I have described these phenomena before in the context of pollution and greenhouse gases. The same mechanisms are at work there, and people will reproduce, waste resources, and pollute until their whole habitat collapses. Like the housing bubble, that will happen when enthusiasm and optimism are at their highest. Things will look up and people will tell one another how they will always keep getting better. And then one day, the "buyers" will disappear.
These societal collapses too, it seems, are inevitable, and there is plenty of evidence around to illustrate that point. Angkor Wat, Easter Island, the Maya, you name it. All these civilizations went into a big bubble and then collapsed. Only here, it wasn't the collapse of some real estate and paper, it was paid for in blood. It wasn't the equivalent of the Dow collapsing, it was the actual population.

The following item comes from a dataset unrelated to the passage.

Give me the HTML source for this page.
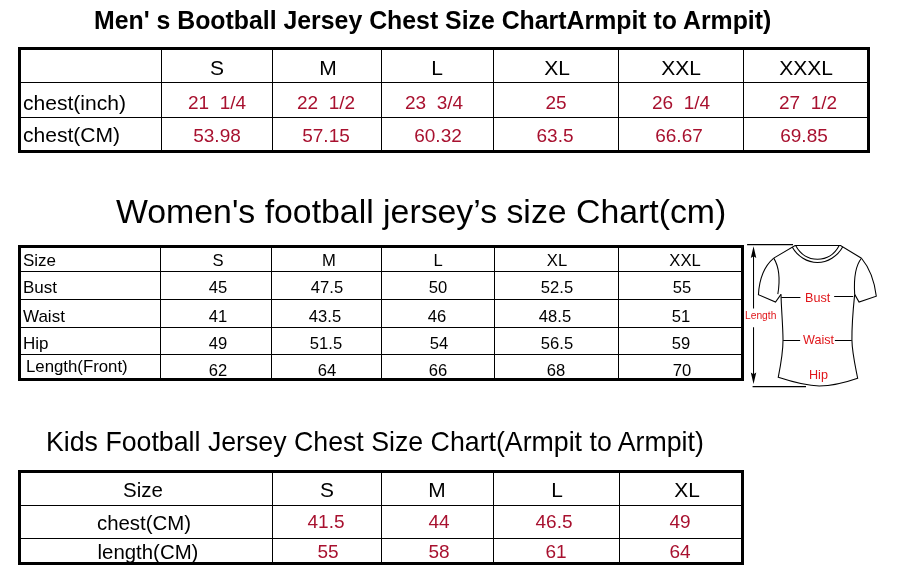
<!DOCTYPE html>
<html><head><meta charset="utf-8"><title>Size Chart</title>
<style>
html,body{margin:0;padding:0;background:#fff;}
body{width:901px;height:585px;position:relative;overflow:hidden;font-family:"Liberation Sans",sans-serif;}
.l{position:absolute;}
.t{position:absolute;white-space:nowrap;line-height:1.149;will-change:transform;}
</style></head><body>
<div class="t" style="top:6.85px;font-size:24.85px;color:#000;font-weight:bold;left:94.25px;">Men' s Bootball Jersey Chest Size ChartArmpit to Armpit)</div>
<div class="t" style="top:191.83px;font-size:33.82px;color:#000;left:115.60px;">Women's football jersey’s size Chart(cm)</div>
<div class="t" style="top:427.47px;font-size:26.73px;color:#000;left:46.00px;">Kids Football Jersey Chest Size Chart(Armpit to Armpit)</div>
<div class="l" style="left:18px;top:47px;width:852px;height:3px;background:#000"></div>
<div class="l" style="left:18px;top:150px;width:852px;height:3px;background:#000"></div>
<div class="l" style="left:18px;top:47px;width:3px;height:106px;background:#000"></div>
<div class="l" style="left:867px;top:47px;width:3px;height:106px;background:#000"></div>
<div class="l" style="left:161px;top:47px;width:1px;height:106px;background:#000"></div>
<div class="l" style="left:272px;top:47px;width:1px;height:106px;background:#000"></div>
<div class="l" style="left:381px;top:47px;width:1px;height:106px;background:#000"></div>
<div class="l" style="left:493px;top:47px;width:1px;height:106px;background:#000"></div>
<div class="l" style="left:618px;top:47px;width:1px;height:106px;background:#000"></div>
<div class="l" style="left:743px;top:47px;width:1px;height:106px;background:#000"></div>
<div class="l" style="left:18px;top:82px;width:852px;height:1px;background:#000"></div>
<div class="l" style="left:18px;top:117px;width:852px;height:1px;background:#000"></div>
<div class="t" style="top:56.35px;font-size:21px;color:#000;left:66.50px;width:300px;text-align:center;">S</div>
<div class="t" style="top:56.35px;font-size:21px;color:#000;left:178.30px;width:300px;text-align:center;">M</div>
<div class="t" style="top:56.35px;font-size:21px;color:#000;left:287.20px;width:300px;text-align:center;">L</div>
<div class="t" style="top:56.35px;font-size:21px;color:#000;left:407.30px;width:300px;text-align:center;">XL</div>
<div class="t" style="top:56.35px;font-size:21px;color:#000;left:531.00px;width:300px;text-align:center;">XXL</div>
<div class="t" style="top:56.35px;font-size:21px;color:#000;left:655.50px;width:300px;text-align:center;">XXXL</div>
<div class="t" style="top:91.99px;font-size:19px;color:#a8112f;left:66.50px;width:300px;text-align:center;">21&nbsp; 1/4</div>
<div class="t" style="top:91.99px;font-size:19px;color:#a8112f;left:176.00px;width:300px;text-align:center;">22&nbsp; 1/2</div>
<div class="t" style="top:91.99px;font-size:19px;color:#a8112f;left:284.00px;width:300px;text-align:center;">23&nbsp; 3/4</div>
<div class="t" style="top:91.99px;font-size:19px;color:#a8112f;left:405.90px;width:300px;text-align:center;">25</div>
<div class="t" style="top:91.99px;font-size:19px;color:#a8112f;left:530.50px;width:300px;text-align:center;">26&nbsp; 1/4</div>
<div class="t" style="top:91.99px;font-size:19px;color:#a8112f;left:657.70px;width:300px;text-align:center;">27&nbsp; 1/2</div>
<div class="t" style="top:124.59px;font-size:19px;color:#a8112f;left:66.50px;width:300px;text-align:center;">53.98</div>
<div class="t" style="top:124.59px;font-size:19px;color:#a8112f;left:176.00px;width:300px;text-align:center;">57.15</div>
<div class="t" style="top:124.59px;font-size:19px;color:#a8112f;left:287.50px;width:300px;text-align:center;">60.32</div>
<div class="t" style="top:124.59px;font-size:19px;color:#a8112f;left:404.90px;width:300px;text-align:center;">63.5</div>
<div class="t" style="top:124.59px;font-size:19px;color:#a8112f;left:528.50px;width:300px;text-align:center;">66.67</div>
<div class="t" style="top:124.59px;font-size:19px;color:#a8112f;left:653.80px;width:300px;text-align:center;">69.85</div>
<div class="t" style="top:91.20px;font-size:21.05px;color:#000;left:22.90px;">chest(inch)</div>
<div class="t" style="top:122.60px;font-size:21.05px;color:#000;left:22.90px;">chest(CM)</div>
<div class="l" style="left:18px;top:245px;width:726px;height:3px;background:#000"></div>
<div class="l" style="left:18px;top:378px;width:726px;height:3px;background:#000"></div>
<div class="l" style="left:18px;top:245px;width:3px;height:136px;background:#000"></div>
<div class="l" style="left:741px;top:245px;width:3px;height:136px;background:#000"></div>
<div class="l" style="left:160px;top:245px;width:1px;height:136px;background:#000"></div>
<div class="l" style="left:271px;top:245px;width:1px;height:136px;background:#000"></div>
<div class="l" style="left:381px;top:245px;width:1px;height:136px;background:#000"></div>
<div class="l" style="left:494px;top:245px;width:1px;height:136px;background:#000"></div>
<div class="l" style="left:618px;top:245px;width:1px;height:136px;background:#000"></div>
<div class="l" style="left:18px;top:271px;width:726px;height:1px;background:#000"></div>
<div class="l" style="left:18px;top:299px;width:726px;height:1px;background:#000"></div>
<div class="l" style="left:18px;top:327px;width:726px;height:1px;background:#000"></div>
<div class="l" style="left:18px;top:354px;width:726px;height:1px;background:#000"></div>
<div class="t" style="top:250.83px;font-size:17.0px;color:#000;left:23.40px;">Size</div>
<div class="t" style="top:250.80px;font-size:16.6px;color:#000;left:68.00px;width:300px;text-align:center;">S</div>
<div class="t" style="top:250.80px;font-size:16.6px;color:#000;left:179.00px;width:300px;text-align:center;">M</div>
<div class="t" style="top:250.80px;font-size:16.6px;color:#000;left:288.20px;width:300px;text-align:center;">L</div>
<div class="t" style="top:250.80px;font-size:16.6px;color:#000;left:407.20px;width:300px;text-align:center;">XL</div>
<div class="t" style="top:250.80px;font-size:16.6px;color:#000;left:534.50px;width:300px;text-align:center;">XXL</div>
<div class="t" style="top:277.83px;font-size:17.0px;color:#000;left:23.40px;">Bust</div>
<div class="t" style="top:278.10px;font-size:16.6px;color:#000;left:67.80px;width:300px;text-align:center;">45</div>
<div class="t" style="top:278.10px;font-size:16.6px;color:#000;left:177.00px;width:300px;text-align:center;">47.5</div>
<div class="t" style="top:278.10px;font-size:16.6px;color:#000;left:288.10px;width:300px;text-align:center;">50</div>
<div class="t" style="top:278.10px;font-size:16.6px;color:#000;left:406.80px;width:300px;text-align:center;">52.5</div>
<div class="t" style="top:278.10px;font-size:16.6px;color:#000;left:532.00px;width:300px;text-align:center;">55</div>
<div class="t" style="top:306.83px;font-size:17.0px;color:#000;left:23.40px;">Waist</div>
<div class="t" style="top:307.20px;font-size:16.6px;color:#000;left:67.80px;width:300px;text-align:center;">41</div>
<div class="t" style="top:307.20px;font-size:16.6px;color:#000;left:175.00px;width:300px;text-align:center;">43.5</div>
<div class="t" style="top:307.20px;font-size:16.6px;color:#000;left:287.00px;width:300px;text-align:center;">46</div>
<div class="t" style="top:307.20px;font-size:16.6px;color:#000;left:405.00px;width:300px;text-align:center;">48.5</div>
<div class="t" style="top:307.20px;font-size:16.6px;color:#000;left:530.50px;width:300px;text-align:center;">51</div>
<div class="t" style="top:333.53px;font-size:17.0px;color:#000;left:23.40px;">Hip</div>
<div class="t" style="top:334.00px;font-size:16.6px;color:#000;left:67.80px;width:300px;text-align:center;">49</div>
<div class="t" style="top:334.00px;font-size:16.6px;color:#000;left:175.60px;width:300px;text-align:center;">51.5</div>
<div class="t" style="top:334.00px;font-size:16.6px;color:#000;left:288.50px;width:300px;text-align:center;">54</div>
<div class="t" style="top:334.00px;font-size:16.6px;color:#000;left:406.80px;width:300px;text-align:center;">56.5</div>
<div class="t" style="top:334.00px;font-size:16.6px;color:#000;left:531.20px;width:300px;text-align:center;">59</div>
<div class="t" style="top:356.62px;font-size:16.8px;color:#000;left:26.30px;">Length(Front)</div>
<div class="t" style="top:361.00px;font-size:16.6px;color:#000;left:67.80px;width:300px;text-align:center;">62</div>
<div class="t" style="top:361.00px;font-size:16.6px;color:#000;left:176.60px;width:300px;text-align:center;">64</div>
<div class="t" style="top:361.00px;font-size:16.6px;color:#000;left:288.00px;width:300px;text-align:center;">66</div>
<div class="t" style="top:361.00px;font-size:16.6px;color:#000;left:405.50px;width:300px;text-align:center;">68</div>
<div class="t" style="top:361.00px;font-size:16.6px;color:#000;left:531.50px;width:300px;text-align:center;">70</div>
<div class="l" style="left:18px;top:470px;width:726px;height:3px;background:#000"></div>
<div class="l" style="left:18px;top:562px;width:726px;height:3px;background:#000"></div>
<div class="l" style="left:18px;top:470px;width:3px;height:95px;background:#000"></div>
<div class="l" style="left:741px;top:470px;width:3px;height:95px;background:#000"></div>
<div class="l" style="left:272px;top:470px;width:1px;height:95px;background:#000"></div>
<div class="l" style="left:381px;top:470px;width:1px;height:95px;background:#000"></div>
<div class="l" style="left:493px;top:470px;width:1px;height:95px;background:#000"></div>
<div class="l" style="left:619px;top:470px;width:1px;height:95px;background:#000"></div>
<div class="l" style="left:18px;top:505px;width:726px;height:1px;background:#000"></div>
<div class="l" style="left:18px;top:538px;width:726px;height:1px;background:#000"></div>
<div class="t" style="top:477.91px;font-size:20.5px;color:#000;left:-6.80px;width:300px;text-align:center;">Size</div>
<div class="t" style="top:478.14px;font-size:20.9px;color:#000;left:176.90px;width:300px;text-align:center;">S</div>
<div class="t" style="top:478.14px;font-size:20.9px;color:#000;left:287.30px;width:300px;text-align:center;">M</div>
<div class="t" style="top:478.14px;font-size:20.9px;color:#000;left:407.30px;width:300px;text-align:center;">L</div>
<div class="t" style="top:478.14px;font-size:20.9px;color:#000;left:537.00px;width:300px;text-align:center;">XL</div>
<div class="t" style="top:511.80px;font-size:20.4px;color:#000;left:-5.70px;width:300px;text-align:center;">chest(CM)</div>
<div class="t" style="top:540.70px;font-size:20.4px;color:#000;left:-2.40px;width:300px;text-align:center;">length(CM)</div>
<div class="t" style="top:511.09px;font-size:19px;color:#a8112f;left:175.60px;width:300px;text-align:center;">41.5</div>
<div class="t" style="top:511.09px;font-size:19px;color:#a8112f;left:288.80px;width:300px;text-align:center;">44</div>
<div class="t" style="top:511.09px;font-size:19px;color:#a8112f;left:403.60px;width:300px;text-align:center;">46.5</div>
<div class="t" style="top:511.09px;font-size:19px;color:#a8112f;left:529.80px;width:300px;text-align:center;">49</div>
<div class="t" style="top:541.09px;font-size:19px;color:#a8112f;left:177.90px;width:300px;text-align:center;">55</div>
<div class="t" style="top:541.09px;font-size:19px;color:#a8112f;left:288.80px;width:300px;text-align:center;">58</div>
<div class="t" style="top:541.09px;font-size:19px;color:#a8112f;left:405.70px;width:300px;text-align:center;">61</div>
<div class="t" style="top:541.09px;font-size:19px;color:#a8112f;left:529.80px;width:300px;text-align:center;">64</div>
<svg style="position:absolute;left:740px;top:235px" width="161" height="160" viewBox="0 0 589 585" fill="none" stroke="#000" stroke-width="3.9" stroke-linecap="butt" stroke-linejoin="miter">
<path d="M26 34.7 H194 M46 554.8 H241.5" stroke-width="4.4"/>
<path d="M49.5 70 V269 M49.5 337 V515" stroke-width="3.8"/>
<path d="M49.5 41 L39.5 84 L49.5 78 L59.5 84 Z M49.5 545 L39.5 503 L49.5 509 L59.5 503 Z" fill="#000" stroke="none"/>
<path d="M123.4 84.5 L201.5 38.3 H367.8 L444.5 85"/>
<path d="M204 39.5 C222 72 252 88.8 283.4 88.8 C315 88.8 345 72 362.5 39.5"/>
<path d="M191 44 C210 78 246 100.5 283.4 100.5 C320 100.5 357 78 376 43"/>
<path d="M123.4 84.5 C84 118 70 170 67.4 218.5 L129.9 245 L149.9 217"/>
<path d="M123.4 84.5 C142 115 147 165 138.4 216"/>
<path d="M444.5 85 C472 118 492 170 498.6 223.5 L435.5 245 L419.5 217"/>
<path d="M444.5 85 C422 112 416 160 419.5 217"/>
<path d="M150 217 C151 270 157 330 157.4 384 C157.5 430 148 480 139.9 520.6 C190 537 240 552 290 552 C340 552 385 540 430.5 524 C422 480 410 430 409.5 384 C409 340 413 280 419.5 217"/>
<path d="M151 228.5 H221 M344.5 225 H414 M158 385.6 H220 M347 385.6 H409" stroke-width="3.8"/>
</svg>
<div class="t" style="top:309.85px;font-size:10.25px;color:#e0161a;left:745.40px;">Length</div>
<div class="t" style="top:291.39px;font-size:12.6px;color:#e0161a;left:804.90px;">Bust</div>
<div class="t" style="top:333.49px;font-size:12.6px;color:#e0161a;left:802.90px;">Waist</div>
<div class="t" style="top:367.89px;font-size:12.6px;color:#e0161a;left:809.20px;">Hip</div>
</body></html>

Will people learn? I doubt it. The only thing we see over and over again, is always expanding bubbles that do ever more damage. The same applies to the environment. Now we are or very close to on a planet-wide scale. When that bubble collapses, it will be a disaster of unheard of proportions. We may not even survive as a species.
But why worry? Let's get back to the "real stuff" and worry about our 401k's. With the Dow heading for 7,000, there will be plenty to worry about for most of us.